Offering a hosted version will create a super-easy onramp for mobile app and Javascript app developers. The open source package means that a user can easily migrate to their own dedicated database whenever they wish.

Design

client app ---\     ___________node.js__
               --- / REST DB {          \
                   |    authentication  |
                   |    authorization   |
               --- | }      |           |
client app ---/    |        V           |
                   |     PG-ORM --------|------- [Postgres db]
                   \____________________/

JSON-PG

This node package provides a JSON-document oriented ORM for Node=>Postgres. It includes the core logic for translating document-based CRUD operations into SQL, and exposes a similar syntax to the Mongo DB driver. This package assumes privileged access to the database.

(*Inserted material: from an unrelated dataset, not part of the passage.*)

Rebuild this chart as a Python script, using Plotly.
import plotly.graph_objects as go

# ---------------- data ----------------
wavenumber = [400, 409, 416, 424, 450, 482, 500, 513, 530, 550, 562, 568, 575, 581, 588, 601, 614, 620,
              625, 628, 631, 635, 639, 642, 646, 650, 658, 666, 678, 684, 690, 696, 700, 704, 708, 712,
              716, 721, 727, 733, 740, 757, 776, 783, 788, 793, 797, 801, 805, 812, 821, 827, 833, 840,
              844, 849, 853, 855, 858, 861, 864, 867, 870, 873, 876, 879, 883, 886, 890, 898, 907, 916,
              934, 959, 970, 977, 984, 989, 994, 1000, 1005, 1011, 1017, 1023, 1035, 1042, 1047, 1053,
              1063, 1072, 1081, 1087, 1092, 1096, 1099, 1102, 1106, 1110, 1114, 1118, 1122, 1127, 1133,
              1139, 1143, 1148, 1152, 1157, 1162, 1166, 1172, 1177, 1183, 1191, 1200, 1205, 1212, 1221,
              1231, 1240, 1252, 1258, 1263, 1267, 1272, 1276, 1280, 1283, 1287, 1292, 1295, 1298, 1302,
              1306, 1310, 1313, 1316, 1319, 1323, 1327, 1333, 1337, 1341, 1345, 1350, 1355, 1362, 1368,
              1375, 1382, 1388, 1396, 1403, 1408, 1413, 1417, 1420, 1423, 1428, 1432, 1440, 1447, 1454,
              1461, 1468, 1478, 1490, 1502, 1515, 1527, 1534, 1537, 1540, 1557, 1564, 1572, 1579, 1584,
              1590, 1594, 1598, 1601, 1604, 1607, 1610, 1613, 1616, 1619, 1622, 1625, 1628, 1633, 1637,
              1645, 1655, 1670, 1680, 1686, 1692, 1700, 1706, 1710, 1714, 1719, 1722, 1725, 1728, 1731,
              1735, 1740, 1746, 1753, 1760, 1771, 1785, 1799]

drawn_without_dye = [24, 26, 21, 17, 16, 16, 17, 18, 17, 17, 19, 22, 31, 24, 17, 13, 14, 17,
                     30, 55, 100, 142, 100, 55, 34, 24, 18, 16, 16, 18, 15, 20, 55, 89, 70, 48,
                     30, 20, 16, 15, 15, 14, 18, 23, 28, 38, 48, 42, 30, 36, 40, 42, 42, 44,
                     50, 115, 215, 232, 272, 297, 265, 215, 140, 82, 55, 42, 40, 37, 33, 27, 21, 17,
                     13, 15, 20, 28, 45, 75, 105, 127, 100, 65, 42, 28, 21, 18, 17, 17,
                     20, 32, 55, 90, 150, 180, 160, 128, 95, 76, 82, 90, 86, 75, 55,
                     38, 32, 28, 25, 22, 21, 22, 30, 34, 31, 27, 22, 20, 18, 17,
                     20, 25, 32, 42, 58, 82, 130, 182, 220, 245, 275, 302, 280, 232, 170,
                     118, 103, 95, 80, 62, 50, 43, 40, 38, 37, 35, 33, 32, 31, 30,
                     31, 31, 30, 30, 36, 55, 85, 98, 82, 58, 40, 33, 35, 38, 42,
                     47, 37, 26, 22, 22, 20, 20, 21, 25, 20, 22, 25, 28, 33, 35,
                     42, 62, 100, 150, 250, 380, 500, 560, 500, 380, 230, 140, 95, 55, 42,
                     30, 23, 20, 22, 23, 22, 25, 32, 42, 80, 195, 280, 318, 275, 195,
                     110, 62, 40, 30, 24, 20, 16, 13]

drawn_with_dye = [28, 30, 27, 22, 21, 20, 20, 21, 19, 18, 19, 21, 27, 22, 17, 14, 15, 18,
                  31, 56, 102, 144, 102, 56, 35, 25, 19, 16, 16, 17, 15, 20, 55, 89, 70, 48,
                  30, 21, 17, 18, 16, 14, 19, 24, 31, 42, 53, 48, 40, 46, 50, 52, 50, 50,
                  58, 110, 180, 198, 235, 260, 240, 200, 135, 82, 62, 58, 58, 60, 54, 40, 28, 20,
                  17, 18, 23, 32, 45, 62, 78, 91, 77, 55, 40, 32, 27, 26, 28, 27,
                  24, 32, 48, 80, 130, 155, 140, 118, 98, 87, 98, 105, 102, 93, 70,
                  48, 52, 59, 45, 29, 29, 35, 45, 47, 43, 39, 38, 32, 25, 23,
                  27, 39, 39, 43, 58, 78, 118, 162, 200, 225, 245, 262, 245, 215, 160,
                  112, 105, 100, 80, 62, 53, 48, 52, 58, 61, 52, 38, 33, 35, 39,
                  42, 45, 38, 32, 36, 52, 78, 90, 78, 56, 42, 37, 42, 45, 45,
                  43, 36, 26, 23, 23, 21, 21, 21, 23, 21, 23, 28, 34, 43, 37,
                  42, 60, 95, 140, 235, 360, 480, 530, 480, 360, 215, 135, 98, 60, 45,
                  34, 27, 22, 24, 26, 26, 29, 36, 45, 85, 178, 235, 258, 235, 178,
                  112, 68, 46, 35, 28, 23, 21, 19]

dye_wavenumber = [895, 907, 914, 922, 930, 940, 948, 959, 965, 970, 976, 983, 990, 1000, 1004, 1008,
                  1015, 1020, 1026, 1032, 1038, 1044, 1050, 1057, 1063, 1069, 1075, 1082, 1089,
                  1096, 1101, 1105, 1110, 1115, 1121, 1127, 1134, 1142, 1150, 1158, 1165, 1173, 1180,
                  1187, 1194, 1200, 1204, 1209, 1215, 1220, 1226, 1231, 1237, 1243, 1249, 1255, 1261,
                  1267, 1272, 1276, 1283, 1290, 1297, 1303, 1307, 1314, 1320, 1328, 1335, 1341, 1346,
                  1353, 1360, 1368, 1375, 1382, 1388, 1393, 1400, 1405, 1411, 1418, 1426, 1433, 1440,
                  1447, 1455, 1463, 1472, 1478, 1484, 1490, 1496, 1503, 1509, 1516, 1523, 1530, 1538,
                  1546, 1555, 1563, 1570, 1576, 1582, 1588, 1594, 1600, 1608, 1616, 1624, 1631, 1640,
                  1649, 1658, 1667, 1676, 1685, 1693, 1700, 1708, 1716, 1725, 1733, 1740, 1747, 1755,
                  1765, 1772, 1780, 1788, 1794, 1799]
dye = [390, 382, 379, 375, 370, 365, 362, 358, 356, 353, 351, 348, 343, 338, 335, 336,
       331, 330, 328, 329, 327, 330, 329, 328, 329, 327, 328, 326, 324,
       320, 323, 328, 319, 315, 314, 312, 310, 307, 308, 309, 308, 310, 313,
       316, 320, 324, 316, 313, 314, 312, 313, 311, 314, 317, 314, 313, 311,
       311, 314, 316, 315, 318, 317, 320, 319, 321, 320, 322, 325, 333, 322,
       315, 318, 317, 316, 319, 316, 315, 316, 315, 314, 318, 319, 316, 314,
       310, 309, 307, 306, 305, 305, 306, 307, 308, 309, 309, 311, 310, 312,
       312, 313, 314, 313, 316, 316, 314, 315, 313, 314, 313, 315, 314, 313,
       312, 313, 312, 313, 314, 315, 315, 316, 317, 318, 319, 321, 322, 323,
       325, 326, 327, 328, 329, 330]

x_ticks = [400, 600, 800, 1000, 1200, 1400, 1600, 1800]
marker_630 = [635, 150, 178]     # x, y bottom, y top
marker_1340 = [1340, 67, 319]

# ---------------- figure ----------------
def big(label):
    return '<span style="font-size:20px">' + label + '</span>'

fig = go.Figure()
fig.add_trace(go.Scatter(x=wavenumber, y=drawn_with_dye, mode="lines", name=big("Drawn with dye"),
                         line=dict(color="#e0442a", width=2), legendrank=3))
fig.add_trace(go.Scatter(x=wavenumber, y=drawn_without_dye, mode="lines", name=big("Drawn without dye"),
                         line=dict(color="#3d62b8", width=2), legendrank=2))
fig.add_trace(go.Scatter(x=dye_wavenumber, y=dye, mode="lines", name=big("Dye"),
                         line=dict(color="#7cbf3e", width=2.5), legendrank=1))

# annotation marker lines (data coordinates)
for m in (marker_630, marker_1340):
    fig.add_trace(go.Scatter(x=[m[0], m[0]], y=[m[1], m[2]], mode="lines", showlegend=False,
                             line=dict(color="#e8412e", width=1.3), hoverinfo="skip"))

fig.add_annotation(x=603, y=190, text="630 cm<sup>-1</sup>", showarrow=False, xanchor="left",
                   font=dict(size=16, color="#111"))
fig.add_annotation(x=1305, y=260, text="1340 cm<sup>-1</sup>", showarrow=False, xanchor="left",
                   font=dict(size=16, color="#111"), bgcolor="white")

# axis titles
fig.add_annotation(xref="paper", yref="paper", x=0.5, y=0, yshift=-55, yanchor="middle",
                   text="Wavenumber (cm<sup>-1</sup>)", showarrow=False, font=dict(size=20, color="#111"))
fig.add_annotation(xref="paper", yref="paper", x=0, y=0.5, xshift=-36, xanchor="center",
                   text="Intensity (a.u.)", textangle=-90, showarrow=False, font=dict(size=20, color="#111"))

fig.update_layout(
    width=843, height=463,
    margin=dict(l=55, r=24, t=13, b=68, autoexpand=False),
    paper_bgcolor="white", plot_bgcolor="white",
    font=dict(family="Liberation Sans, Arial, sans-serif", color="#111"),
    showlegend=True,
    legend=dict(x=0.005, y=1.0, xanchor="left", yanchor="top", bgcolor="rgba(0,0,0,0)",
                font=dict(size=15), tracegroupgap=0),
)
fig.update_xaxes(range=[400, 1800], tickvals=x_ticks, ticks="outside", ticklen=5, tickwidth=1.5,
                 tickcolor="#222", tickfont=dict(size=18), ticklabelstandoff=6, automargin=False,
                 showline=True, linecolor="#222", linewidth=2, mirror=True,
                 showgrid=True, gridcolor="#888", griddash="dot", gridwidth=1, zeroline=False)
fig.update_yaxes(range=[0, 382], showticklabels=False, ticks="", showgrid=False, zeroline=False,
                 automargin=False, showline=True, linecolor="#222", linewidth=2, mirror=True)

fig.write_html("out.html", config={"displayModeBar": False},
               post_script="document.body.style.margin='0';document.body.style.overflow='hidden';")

JSON objects will be mapped to relational tables such that top-level scalar-value keys are mapped to strongly-typed database columns, and nested objects are mapped to columns on type JSON.

For exmaple:

   var user = {'name':'Mr Pune', 'age':44, 'address': {'street':'45 red dawn', 'city':'Oakland'}};
   store(user)
   =>
   table user:
      | name varchar | age integer | address json                             |
      -------------------------------------------------------------------------
      | Mr Pune      | 44          | {'street':'45 red dawn', 'city':'Oakland'}

This mixed relational/document model allows JSON-PG to be essentially compatible with a typical Rails or Django relational database, while still supporting the ability to store arbitrarily nested data.

Schema on demand

One of the features of NoSQL stores is the ability to store any document without defining its schema first. This creates a big developer productivity win. We can get most of this benefit with "schema on demand". When the user attempts to store a document in a new table we can create the table dynamically according to the structure of the document. If the user stores another document in the same table with a new field, then we run alter table to define the new column.

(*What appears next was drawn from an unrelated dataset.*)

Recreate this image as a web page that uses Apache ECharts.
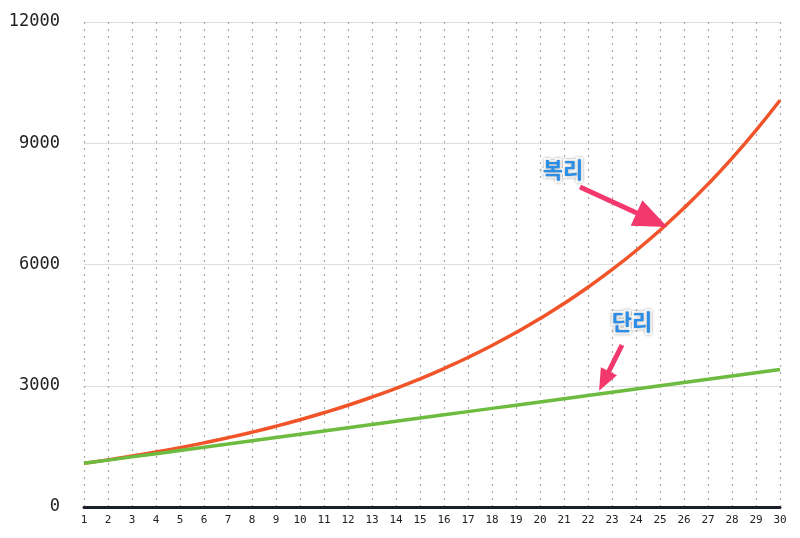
<!DOCTYPE html>
<html><head><meta charset="utf-8">
<script src="https://cdn.jsdelivr.net/npm/echarts@6/dist/echarts.min.js"></script>
<style>html,body{margin:0;padding:0;background:#fff}#c{width:800px;height:538px}</style>
</head><body><div id="c"></div>
<script>
const categories = ['1','2','3','4','5','6','7','8','9','10','11','12','13','14','15','16','17','18','19','20','21','22','23','24','25','26','27','28','29','30'];
const compound = [1080,1166,1260,1360,1469,1587,1714,1851,1999,2159,2332,2518,2720,2937,3172,3426,3700,3996,4316,4661,5034,5437,5871,6341,6848,7396,7988,8627,9317,10063];
const simple = [1080,1160,1240,1320,1400,1480,1560,1640,1720,1800,1880,1960,2040,2120,2200,2280,2360,2440,2520,2600,2680,2760,2840,2920,3000,3080,3160,3240,3320,3400];
const yTicks = [0,3000,6000,9000,12000];
const labelCompound = '복리', labelSimple = '단리';

const chart = echarts.init(document.getElementById('c'));
const arrowStyle = {color:'#f2386c', width:5, type:'solid', opacity:1};
const txtStyle = {fontSize:22, fontWeight:'bold', color:'#2a8ee6', textBorderColor:'#fff', textBorderWidth:4, textShadowColor:'rgba(0,0,0,0.35)', textShadowBlur:3, fontFamily:'Noto Sans CJK KR'};
chart.setOption({
  animation:false,
  grid:{left:84,right:20,top:22,bottom:31},
  xAxis:{type:'category',data:categories,boundaryGap:false,
    axisLine:{lineStyle:{color:'#1a1f2a',width:3}},axisTick:{show:false},
    axisLabel:{color:'#222',fontSize:11,fontFamily:'DejaVu Sans Mono',margin:8},
    splitLine:{show:true,lineStyle:{color:'#aaa',type:[2,5],width:1.2}}},
  yAxis:{type:'value',min:yTicks[0],max:yTicks[yTicks.length-1],interval:3000,
    axisLine:{show:false},axisTick:{show:false},
    axisLabel:{color:'#222',fontSize:17,fontFamily:'DejaVu Sans Mono',margin:24,formatter:v=>String(v)},
    splitLine:{lineStyle:{color:'#ddd',width:1}}},
  series:[
    {type:'line',data:compound,smooth:true,symbol:'none',lineStyle:{color:'#f2542a',width:3.5},z:3,
     markLine:{silent:true,symbol:['none','triangle'],symbolSize:[28,34],lineStyle:arrowStyle,itemStyle:{color:'#f2386c'},label:{show:false},
       data:[[{x:580,y:187},{x:652,y:220}]]},
     markPoint:{symbol:'rect',symbolSize:1,itemStyle:{color:'transparent'},
       label:{show:true,formatter:labelCompound,...txtStyle},
       data:[{x:563,y:170}]}},
    {type:'line',data:simple,symbol:'none',lineStyle:{color:'#6dbb3f',width:3.5},z:4,
     markLine:{silent:true,symbol:['none','triangle'],symbolSize:[18,22],lineStyle:arrowStyle,itemStyle:{color:'#f2386c'},label:{show:false},
       data:[[{x:622,y:345},{x:604,y:381}]]},
     markPoint:{symbol:'rect',symbolSize:1,itemStyle:{color:'transparent'},
       label:{show:true,formatter:labelSimple,...txtStyle},
       data:[{x:632,y:322}]}}
  ]
});
</script></body></html>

Because the eventual schema will be "semi-static" we should provide simple alteration endpoints, like rename table, rename column, change column type, add column and drop column.

REST DB

This node package builds on top of JSON-PG to provide user-authenticated access to the database and expose a RESTful interface.

Authentication

We expect many REST DB clients to execute in an untrusted environment, like a browser or mobile device. So REST DB enforces access control based on user authentication. In general this means that clients must authenticate as a particular user, and that the user has different read/write permissions for different tables.

We also support row-level permissions where rows in a table are stamped with an "owner_id" and then the table level permissions may differentiate between permissions on owned rows and unowned rows. For example, an account_balance table could have r/w perms on owned rows, and no permissions for unowned rows. By contrast a Blog posts table might have r/w perms on owned rows, and read perms on unowned rows.

API Key Super user access is via providing an API key.

Native auth REST DB supports register(username,password,email) and login(username,password,email) authentication. When using these endpoints a users table is automatically created. Email verification is at the discretion of the caller.

Federated auth REST DB will support various Oauth providers (Facebook, Twitter, Google, ?) for authentication. The server-side of the Oauth handshake will be implemented by the REST DB application.

Event system

One very interesting feature is the existing support for Postgres LISTEN/NOTIFY in the Node pg package:

https://github.com/brianc/node-postgres/wiki/Client

This support opens up the possibilty of implementing a pub/sub eventing system within the database that is fully supported through the event system in Node itself. This could allow REST DB clients to subscribe to changes made to tables and receive notifications via Websocket of changes made to those tables. Importantly, the events would originate in the database itself so if you had a Rails app writing data directly to Postgres the events would still flow through REST DB.